A month after reserving its order, the National Company Law Tribunal (NCLT) has today given its nod to the merger proposal of media & entertainment major Zee Entertainment Enterprises Ltd with Sony Networks India (now known as Culver Max Entertainment).
ZEEL had earlier said the merger scheme was approved by 99.97% of its shareholders and other regulators like the Bombay Stock Exchange (BSE), National Stock Exchange (NSE), and Competition Commission of India (CCI).
The merger deal received a nod from the Competition Commission of India (CCI) on October 4, 2022, while it got a green signal from the domestic bourses - BSE and NSE - in July 2022.
Reacting to the development, the ZEEL shares surged as high as 16.03% to hit a 52-week high at ₹290.5 on the BSE. The shares opened a gap up at ₹243.05 today and surged to an intra-day high of ₹290.5 before settling at ₹281 at the end of the trading session. At the current share price, ZEE's market capitalisation stands at ₹27,038.62 crore.

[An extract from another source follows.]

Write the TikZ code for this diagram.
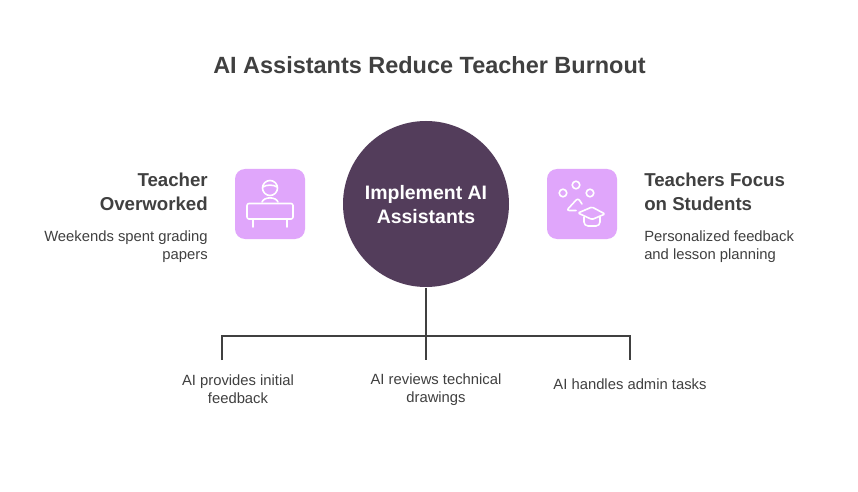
\documentclass[tikz,border=0pt]{standalone}
\usepackage{fontspec}
\setmainfont{Liberation Sans}
\definecolor{ink}{HTML}{404040}
\definecolor{hub}{HTML}{533D5B}
\definecolor{tile}{HTML}{E0A6FB}
\newcommand{\titlefs}{\fontsize{17.6}{22}\selectfont\bfseries}
\newcommand{\headfs}{\fontsize{14}{18}\selectfont\bfseries}
\newcommand{\hubfs}{\fontsize{14.6}{18}\selectfont\bfseries}
\newcommand{\bodyfs}{\fontsize{11.1}{13.5}\selectfont}
\tikzset{
  x=0.75pt,y=-0.75pt,
  heading/.style={text=ink,inner sep=0pt,font=\headfs},
  body/.style={text=ink,inner sep=0pt,font=\bodyfs},
  tilebox/.style={fill=tile,draw=none,rounded corners=7.5pt,minimum size=52.5pt,inner sep=0pt},
  icon/.style={draw=white,line width=1.2pt,line cap=round,line join=round},
  wire/.style={draw=ink,line width=1.5pt}
}
\begin{document}
\begin{tikzpicture}
\useasboundingbox (0,0) rectangle (858,492);
\fill[white] (0,0) rectangle (858,492);
\node[text=ink,inner sep=0pt,font=\titlefs] (title) at (429.5,65) {AI Assistants Reduce Teacher Burnout};
\node[circle,fill=hub,minimum size=124.5pt,inner sep=0pt,align=center,text=white,font=\hubfs] (hub) at (426,204) {\rule{0pt}{12pt}Implement AI\\Assistants};
\node[tilebox] (left) at (270,204) {};
\node[tilebox] (right) at (582,204) {};
% left icon
\draw[icon] (270,188) circle (7.5);
\draw[icon] (263,187) .. controls (266,184.5) and (274,184.5) .. (277,187);
\draw[icon] (262,202) .. controls (264,196.5) and (276,196.5) .. (278,202);
\draw[icon,rounded corners=1.5pt] (247,203.5) rectangle (293,219);
\draw[icon] (252.7,219) -- (252.7,227);
\draw[icon] (286.7,219) -- (286.7,227);
% right icon
\draw[icon] (563,193) circle (3.8);
\draw[icon] (576,185) circle (3.8);
\draw[icon] (590,193) circle (3.8);
\draw[icon,rounded corners=2pt] (576,210.5) -- (566.5,210.5) -- (578,198) -- (582,204);
\draw[icon,rounded corners=1pt] (578,213) -- (592,207) -- (605,214) -- (592,219.5) -- cycle;
\draw[icon,rounded corners=3pt] (584,217) -- (584,226) -- (600,226) -- (600,217);
% side text
\node[heading,anchor=east,align=right] (lh) at (208,192) {Teacher\\Overworked};
\node[body,anchor=east,align=right] (lb) at (208,246.5) {Weekends spent grading\\papers};
\node[heading,anchor=west,align=left] (rh) at (644,192) {Teachers Focus\\on Students};
\node[body,anchor=west,align=left] (rb) at (644,246.5) {Personalized feedback\\and lesson planning};
% wires
\coordinate (a) at (222,360);
\coordinate (b) at (426,360);
\coordinate (c) at (630,360);
\coordinate (bus) at (426,336);
\draw[wire] (hub.south) ++(0,1) -- (b);
\draw[wire] (a) -- (a |- bus) -- (c |- bus) -- (c);
% bottom labels
\node[body,align=center] (t1) at (238,389.5) {AI provides initial\\feedback};
\node[body,align=center] (t2) at (436,389.5) {AI reviews technical\\drawings};
\node[body,align=center] (t3) at (630,384) {AI handles admin tasks};
\end{tikzpicture}
\end{document}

The NCLT approval comes many months after the deal was announced in December 2021 to merge the two big entities to create the largest entertainment network in the country. However, ZEE faced several hurdles and delays due to ongoing legal battles with capital markets regulator SEBI.

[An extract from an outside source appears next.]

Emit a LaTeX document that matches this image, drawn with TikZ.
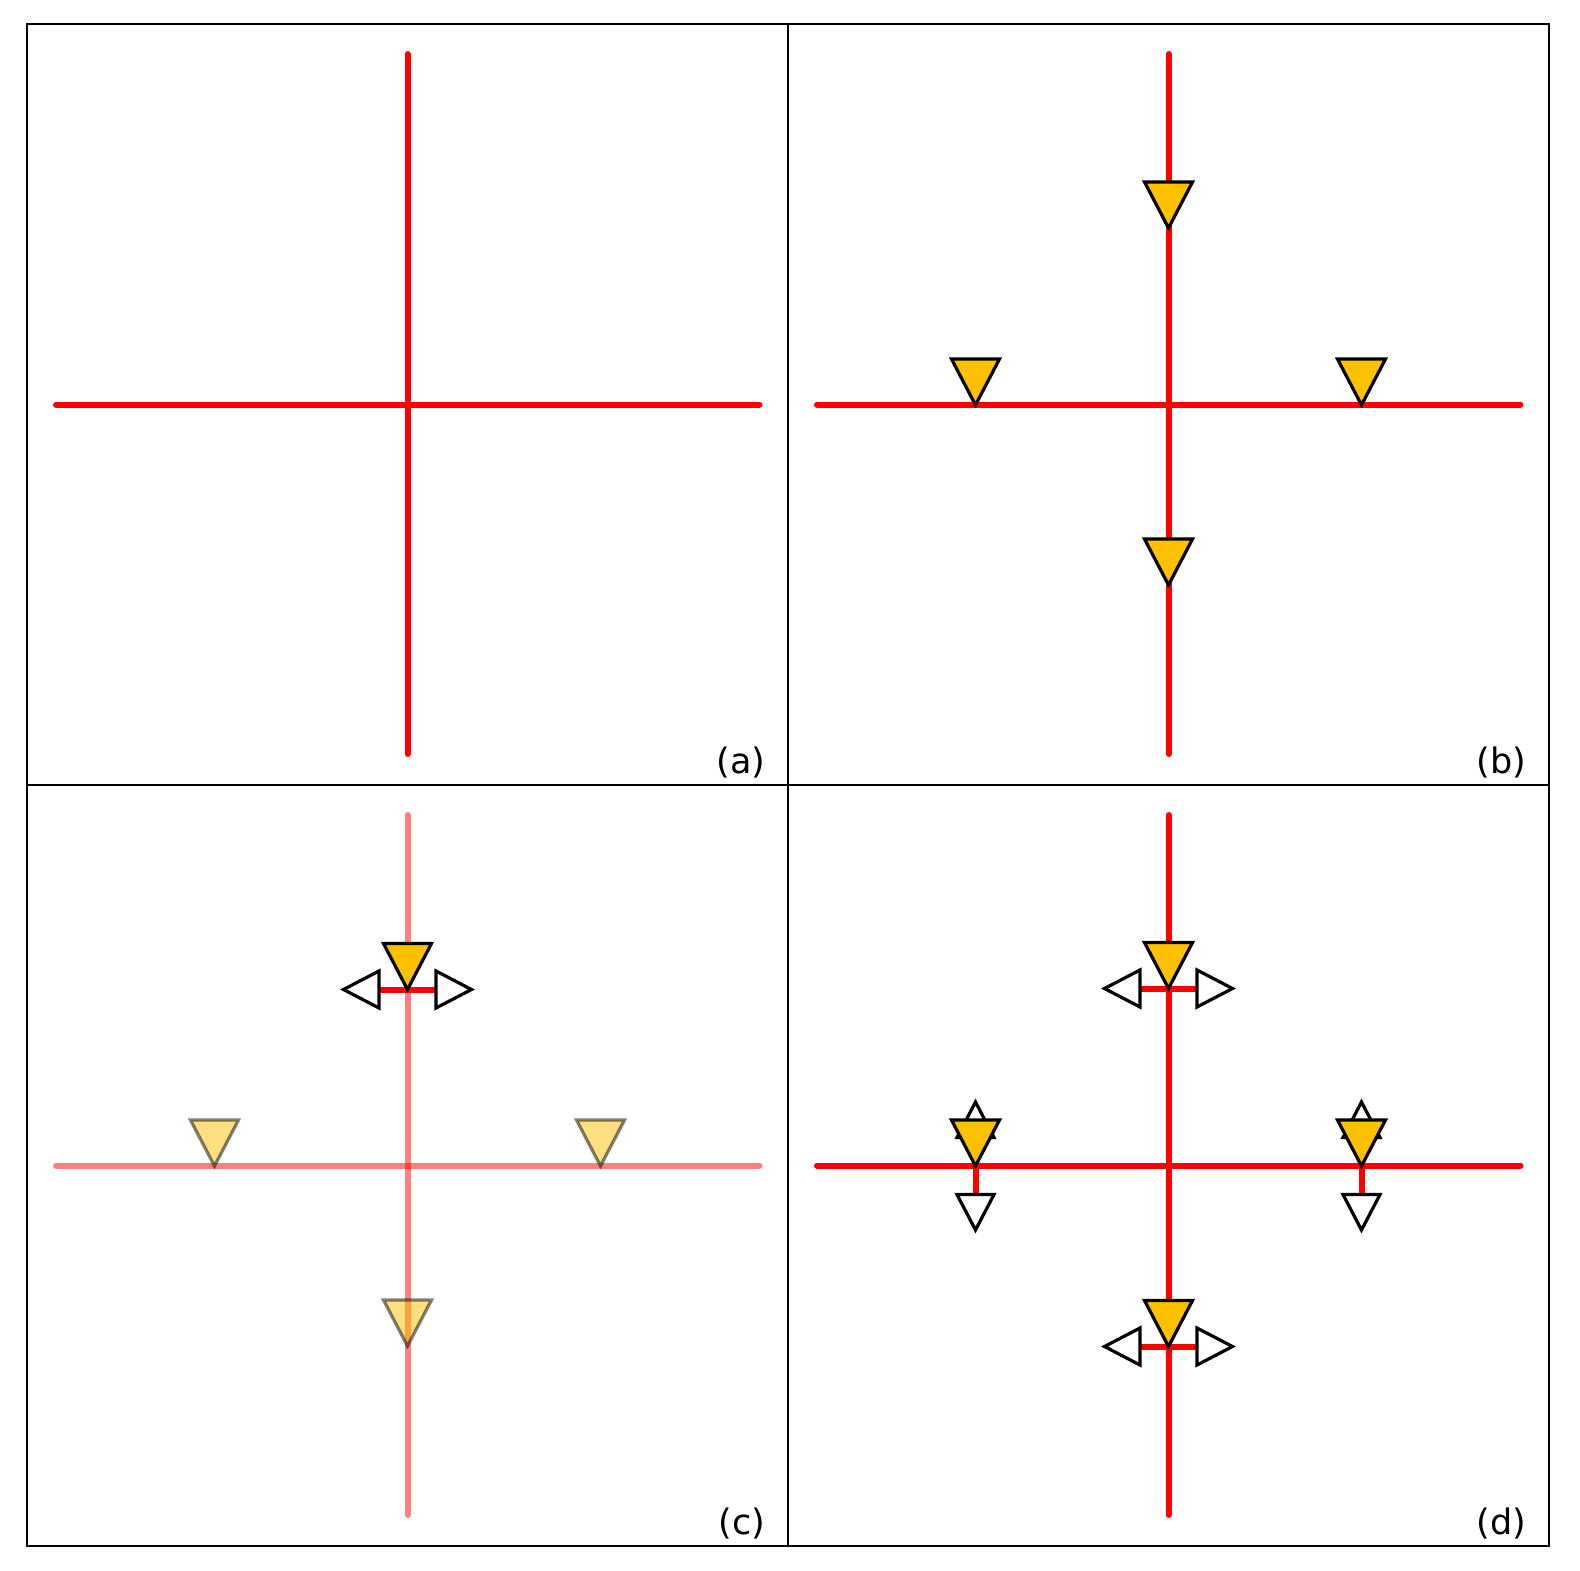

In June 2023, leading investment banking and broking firm BofA Securities said ZEE's fundamentals were deteriorating on "weak business", risk on the merger front, and the SEBI probe. Bofa said there's no clarity about which way the SEBI order will go as the case is pending before the appellate forum.
The merger will make the combined entity the largest media conglomerate in India, with a 28% share (leaving behind the current market leader, Disney-Star, with a 22% share). The combined entity will include 75 TV channels, two film studios – Zee Studios and Sony Pictures Films India, as well as two video streaming services – ZEE5 and Sony LIV, and digital content studio Studio NXT, which is currently under Sony Pictures Network.

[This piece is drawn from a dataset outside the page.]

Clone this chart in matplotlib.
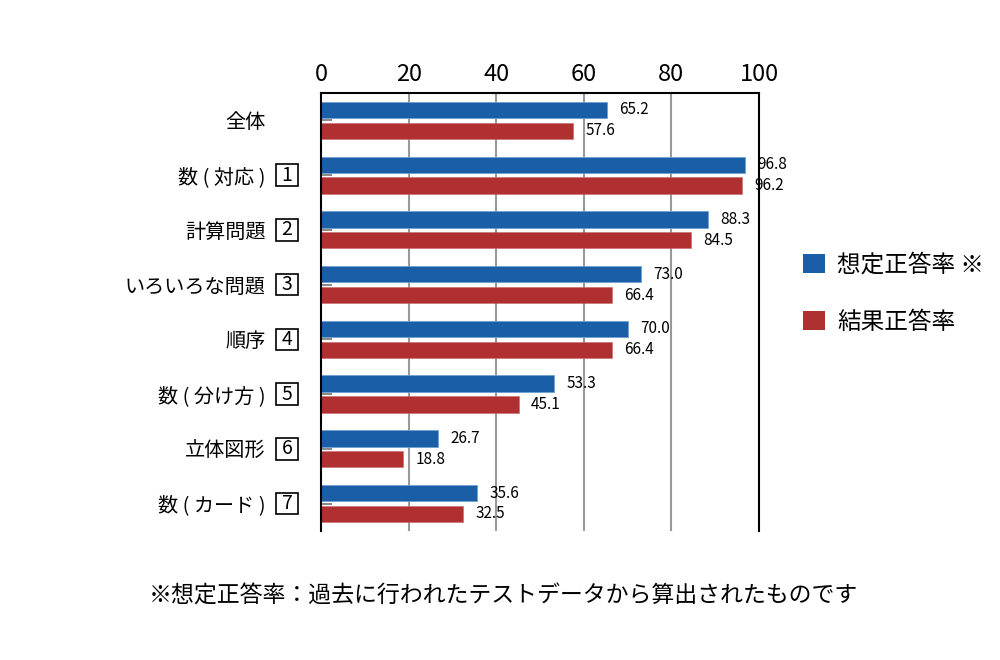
import matplotlib
matplotlib.use("Agg")
import matplotlib.pyplot as plt
from matplotlib.patches import Patch, Rectangle
import numpy as np

plt.rcParams['font.family'] = ['Noto Sans CJK JP', 'DejaVu Sans']

categories = ['全体', '数 ( 対応 )', '計算問題', 'いろいろな問題', '順序', '数 ( 分け方 )', '立体図形', '数 ( カード )']
box_numbers = ['', '1', '2', '3', '4', '5', '6', '7']
expected = [65.2, 96.8, 88.3, 73.0, 70.0, 53.3, 26.7, 35.6]
actual = [57.6, 96.2, 84.5, 66.4, 66.4, 45.1, 18.8, 32.5]
series_names = ['想定正答率 ※', '結果正答率']
x_ticks = [0, 20, 40, 60, 80, 100]
footnote = '※想定正答率：過去に行われたテストデータから算出されたものです'

blue = '#1b5ea8'
red = '#b02f30'

fig = plt.figure(figsize=(10, 6.6), dpi=100)
ax = fig.add_axes([0.321, 0.1955, 0.438, 0.6636])

y = np.arange(len(categories))
h = 0.30
ax.barh(y - 0.19, expected, height=h, color=blue, edgecolor='#6f9fd0', linewidth=0.6, zorder=2)
ax.barh(y + 0.19, actual, height=h, color=red, edgecolor='#c86a6a', linewidth=0.4, zorder=2)

for yi, v in zip(y, expected):
    ax.annotate(f'{v:.1f}', (v, yi - 0.19), xytext=(9, 0), textcoords='offset points',
                va='center', ha='left', fontsize=11)
for yi, v in zip(y, actual):
    ax.annotate(f'{v:.1f}', (v, yi + 0.19), xytext=(9, 0), textcoords='offset points',
                va='center', ha='left', fontsize=11)

ax.set_xlim(0, 100)
ax.set_ylim(len(categories) - 0.5, -0.5)
ax.xaxis.tick_top()
ax.set_xticks(x_ticks)
ax.set_xticklabels([str(t) for t in x_ticks], fontsize=17)
ax.tick_params(axis='x', length=0, pad=5)
ax.set_yticks(y)
ax.set_yticklabels(categories, fontsize=14.5)
ax.tick_params(axis='y', direction='in', length=8, width=1.4, color='#888888', pad=40)

for t in x_ticks[1:-1]:
    ax.axvline(t, color='#999999', linewidth=1.5, zorder=1)

ax.spines['bottom'].set_visible(False)
for s in ['top', 'left', 'right']:
    ax.spines[s].set_linewidth(1.5)
    ax.spines[s].set_color('black')

trans = ax.get_yaxis_transform()
bx = -0.0776
bw = 21.6 / 438.0
bh = 21.6 / 54.75
for yi, n in zip(y, box_numbers):
    if n:
        ax.add_patch(Rectangle((bx - bw / 2, yi - bh / 2), bw, bh, transform=trans,
                               fc='white', ec='black', lw=1.2, clip_on=False))
        ax.text(bx, yi, n, transform=trans, ha='center', va='center', fontsize=14)

handles = [Patch(facecolor=blue), Patch(facecolor=red)]
fig.legend(handles, series_names, loc='center left', bbox_to_anchor=(0.782, 0.555),
           frameon=False, fontsize=17, handlelength=0.9, handleheight=0.9,
           handletextpad=0.55, labelspacing=1.45)

fig.text(0.503, 0.097, footnote, ha='center', va='center', fontsize=16.5)

fig.savefig('out.png', dpi=100)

Also, Sony Pictures Entertainment, through its Indian entity, SPNI, will indirectly hold a majority of 50.86% of the combined company, the promoters (founders) of ZEEL will hold 3.99%, and the other ZEEL shareholders will hold a 45.15% stake.
In a major blow to the company, the SEBI on June 12, 2023, restricted its promoters, Essel Group chairman Subhash Chandra and his son and Zee managing director and chief executive Punit Goenka, from taking directorial roles in listed companies. SEBI also sought "urgent action" against the promoters of ZEE in the ₹200-crore fund diversion case, alleging the said promoters indulged in violations as well as multiple "false disclosures" to cover up their "wrongdoings".
Goenka was supposed to lead the merged entity as its managing director and CEO, though the merging companies are now yet to clear the air on that issue.